- **Exercise details**: In this exercise, return the whole listing exactly, excluding any images.

- **Recorded data**:
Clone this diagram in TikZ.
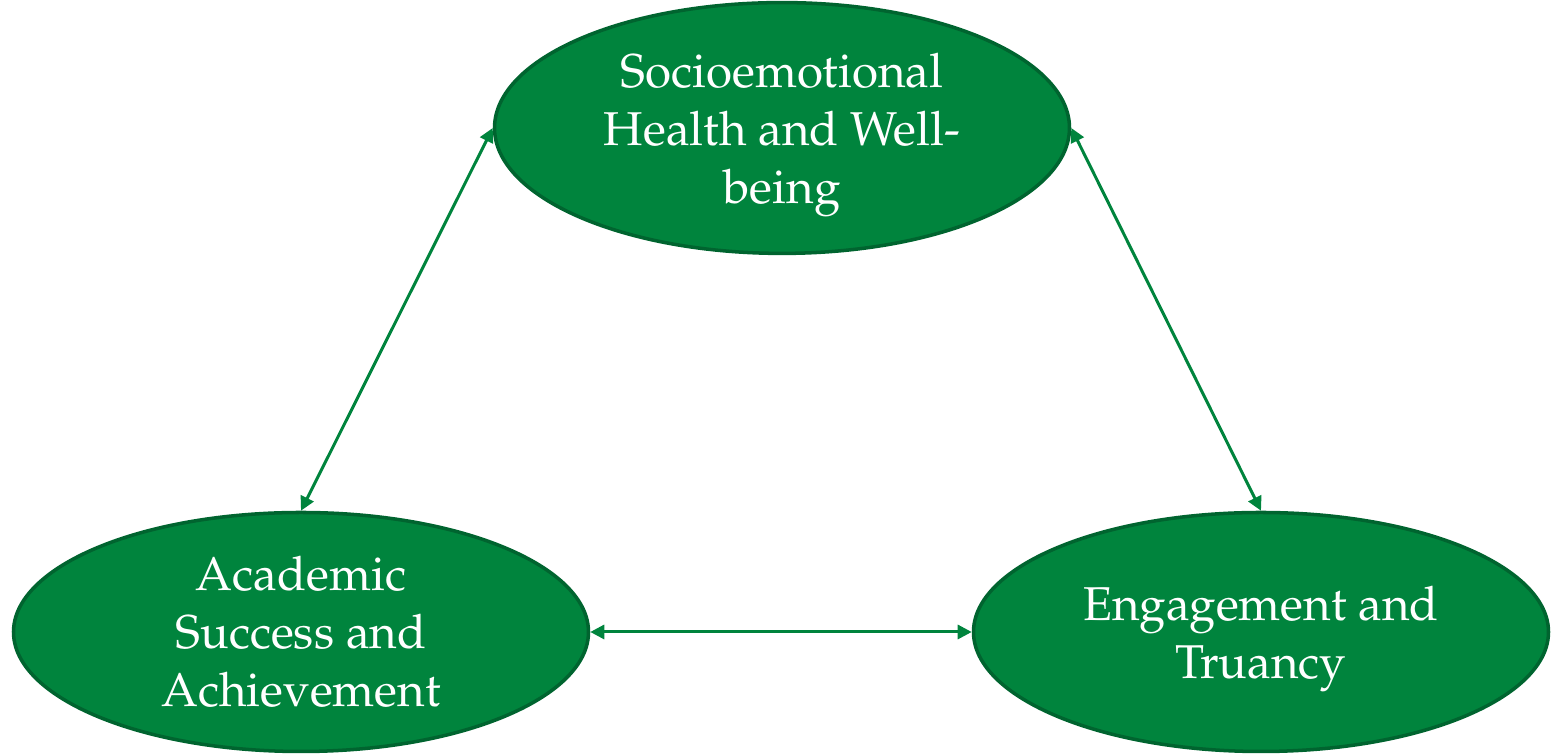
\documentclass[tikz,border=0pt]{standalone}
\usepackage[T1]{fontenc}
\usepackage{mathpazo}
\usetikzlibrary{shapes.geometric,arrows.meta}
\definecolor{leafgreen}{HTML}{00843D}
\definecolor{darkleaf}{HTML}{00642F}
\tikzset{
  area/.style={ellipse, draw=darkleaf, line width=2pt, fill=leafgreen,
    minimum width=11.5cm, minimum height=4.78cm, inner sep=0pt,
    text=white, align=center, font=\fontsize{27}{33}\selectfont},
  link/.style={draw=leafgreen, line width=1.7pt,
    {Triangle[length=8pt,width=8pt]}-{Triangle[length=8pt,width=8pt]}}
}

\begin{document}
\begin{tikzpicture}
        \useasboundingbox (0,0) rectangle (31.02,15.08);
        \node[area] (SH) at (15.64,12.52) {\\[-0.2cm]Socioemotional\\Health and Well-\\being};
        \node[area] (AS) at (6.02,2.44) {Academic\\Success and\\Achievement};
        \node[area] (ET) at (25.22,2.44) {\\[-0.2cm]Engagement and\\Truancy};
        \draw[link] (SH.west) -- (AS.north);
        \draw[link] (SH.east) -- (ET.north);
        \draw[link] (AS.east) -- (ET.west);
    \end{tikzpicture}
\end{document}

- **Exercise response**:
Clone this diagram in TikZ.
\documentclass[tikz,border=0pt]{standalone}
\usepackage[T1]{fontenc}
\usepackage{mathpazo}
\usetikzlibrary{shapes.geometric,arrows.meta}
\definecolor{leafgreen}{HTML}{00843D}
\definecolor{darkleaf}{HTML}{00642F}
\tikzset{
  area/.style={ellipse, draw=darkleaf, line width=2pt, fill=leafgreen,
    minimum width=11.5cm, minimum height=4.78cm, inner sep=0pt,
    text=white, align=center, font=\fontsize{27}{33}\selectfont},
  link/.style={draw=leafgreen, line width=1.7pt,
    {Triangle[length=8pt,width=8pt]}-{Triangle[length=8pt,width=8pt]}}
}

\begin{document}
\begin{tikzpicture}
        \useasboundingbox (0,0) rectangle (31.02,15.08);
        \node[area] (SH) at (15.64,12.52) {\\[-0.2cm]Socioemotional\\Health and Well-\\being};
        \node[area] (AS) at (6.02,2.44) {Academic\\Success and\\Achievement};
        \node[area] (ET) at (25.22,2.44) {\\[-0.2cm]Engagement and\\Truancy};
        \draw[link] (SH.west) -- (AS.north);
        \draw[link] (SH.east) -- (ET.north);
        \draw[link] (AS.east) -- (ET.west);
    \end{tikzpicture}
\end{document}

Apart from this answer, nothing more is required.